> **DATASET SECTION**:

========================================

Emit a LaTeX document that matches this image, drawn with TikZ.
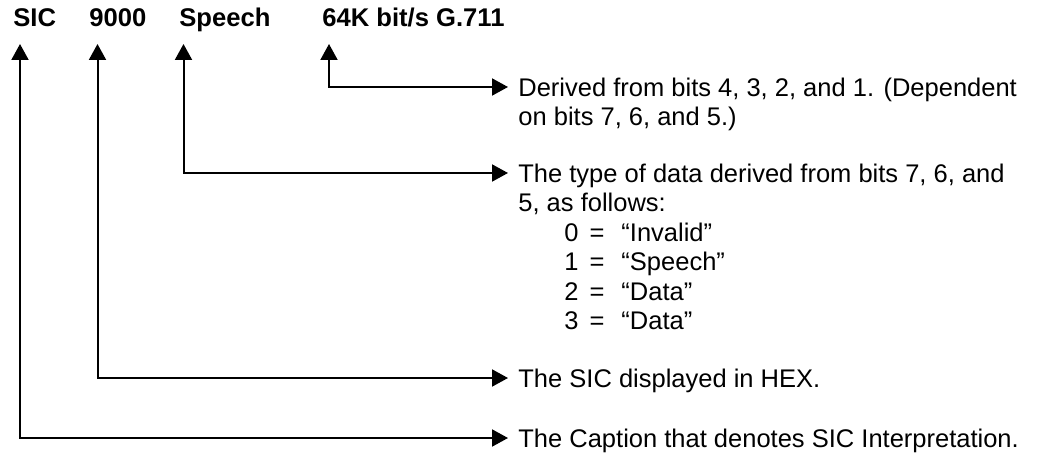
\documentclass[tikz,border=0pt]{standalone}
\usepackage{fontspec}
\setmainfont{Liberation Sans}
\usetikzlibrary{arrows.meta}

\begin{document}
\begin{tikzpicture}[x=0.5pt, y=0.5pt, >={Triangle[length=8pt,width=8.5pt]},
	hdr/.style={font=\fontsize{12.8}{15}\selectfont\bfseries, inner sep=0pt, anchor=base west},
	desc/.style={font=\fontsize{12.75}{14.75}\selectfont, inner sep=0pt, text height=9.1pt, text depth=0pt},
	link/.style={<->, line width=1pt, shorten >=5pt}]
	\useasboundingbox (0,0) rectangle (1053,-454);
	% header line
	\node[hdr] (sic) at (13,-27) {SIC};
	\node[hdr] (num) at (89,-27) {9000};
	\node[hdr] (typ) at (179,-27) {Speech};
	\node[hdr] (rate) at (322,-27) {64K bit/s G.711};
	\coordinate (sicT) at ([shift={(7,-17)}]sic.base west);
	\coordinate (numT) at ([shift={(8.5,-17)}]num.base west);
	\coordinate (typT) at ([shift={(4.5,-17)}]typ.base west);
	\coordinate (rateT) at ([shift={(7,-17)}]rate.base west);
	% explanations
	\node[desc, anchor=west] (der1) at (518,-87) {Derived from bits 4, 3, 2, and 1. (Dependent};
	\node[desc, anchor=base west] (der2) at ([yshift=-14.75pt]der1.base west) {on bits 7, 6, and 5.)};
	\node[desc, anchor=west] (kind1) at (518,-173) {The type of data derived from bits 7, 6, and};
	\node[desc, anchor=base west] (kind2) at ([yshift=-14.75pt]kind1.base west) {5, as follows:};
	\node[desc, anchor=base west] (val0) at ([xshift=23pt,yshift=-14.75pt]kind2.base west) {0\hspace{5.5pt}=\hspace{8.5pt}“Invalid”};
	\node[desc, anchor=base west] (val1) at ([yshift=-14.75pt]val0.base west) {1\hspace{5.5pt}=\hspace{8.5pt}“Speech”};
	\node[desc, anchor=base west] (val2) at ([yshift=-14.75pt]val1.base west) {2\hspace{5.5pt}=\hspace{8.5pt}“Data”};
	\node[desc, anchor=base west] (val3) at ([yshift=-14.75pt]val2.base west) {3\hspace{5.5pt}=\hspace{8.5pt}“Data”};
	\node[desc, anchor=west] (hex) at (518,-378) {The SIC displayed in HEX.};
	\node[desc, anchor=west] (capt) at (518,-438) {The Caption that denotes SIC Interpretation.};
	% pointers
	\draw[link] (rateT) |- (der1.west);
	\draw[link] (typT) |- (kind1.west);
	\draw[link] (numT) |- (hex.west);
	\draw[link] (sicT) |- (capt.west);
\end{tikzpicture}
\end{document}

========================================

> **GIVEN EXERCISE**:
Pictures are to be left out; repeat all the remaining data exactly.

> **FINISHED EXERCISE**:
Emit a LaTeX document that matches this image, drawn with TikZ.
\documentclass[tikz,border=0pt]{standalone}
\usepackage{fontspec}
\setmainfont{Liberation Sans}
\usetikzlibrary{arrows.meta}

\begin{document}
\begin{tikzpicture}[x=0.5pt, y=0.5pt, >={Triangle[length=8pt,width=8.5pt]},
	hdr/.style={font=\fontsize{12.8}{15}\selectfont\bfseries, inner sep=0pt, anchor=base west},
	desc/.style={font=\fontsize{12.75}{14.75}\selectfont, inner sep=0pt, text height=9.1pt, text depth=0pt},
	link/.style={<->, line width=1pt, shorten >=5pt}]
	\useasboundingbox (0,0) rectangle (1053,-454);
	% header line
	\node[hdr] (sic) at (13,-27) {SIC};
	\node[hdr] (num) at (89,-27) {9000};
	\node[hdr] (typ) at (179,-27) {Speech};
	\node[hdr] (rate) at (322,-27) {64K bit/s G.711};
	\coordinate (sicT) at ([shift={(7,-17)}]sic.base west);
	\coordinate (numT) at ([shift={(8.5,-17)}]num.base west);
	\coordinate (typT) at ([shift={(4.5,-17)}]typ.base west);
	\coordinate (rateT) at ([shift={(7,-17)}]rate.base west);
	% explanations
	\node[desc, anchor=west] (der1) at (518,-87) {Derived from bits 4, 3, 2, and 1. (Dependent};
	\node[desc, anchor=base west] (der2) at ([yshift=-14.75pt]der1.base west) {on bits 7, 6, and 5.)};
	\node[desc, anchor=west] (kind1) at (518,-173) {The type of data derived from bits 7, 6, and};
	\node[desc, anchor=base west] (kind2) at ([yshift=-14.75pt]kind1.base west) {5, as follows:};
	\node[desc, anchor=base west] (val0) at ([xshift=23pt,yshift=-14.75pt]kind2.base west) {0\hspace{5.5pt}=\hspace{8.5pt}“Invalid”};
	\node[desc, anchor=base west] (val1) at ([yshift=-14.75pt]val0.base west) {1\hspace{5.5pt}=\hspace{8.5pt}“Speech”};
	\node[desc, anchor=base west] (val2) at ([yshift=-14.75pt]val1.base west) {2\hspace{5.5pt}=\hspace{8.5pt}“Data”};
	\node[desc, anchor=base west] (val3) at ([yshift=-14.75pt]val2.base west) {3\hspace{5.5pt}=\hspace{8.5pt}“Data”};
	\node[desc, anchor=west] (hex) at (518,-378) {The SIC displayed in HEX.};
	\node[desc, anchor=west] (capt) at (518,-438) {The Caption that denotes SIC Interpretation.};
	% pointers
	\draw[link] (rateT) |- (der1.west);
	\draw[link] (typT) |- (kind1.west);
	\draw[link] (numT) |- (hex.west);
	\draw[link] (sicT) |- (capt.west);
\end{tikzpicture}
\end{document}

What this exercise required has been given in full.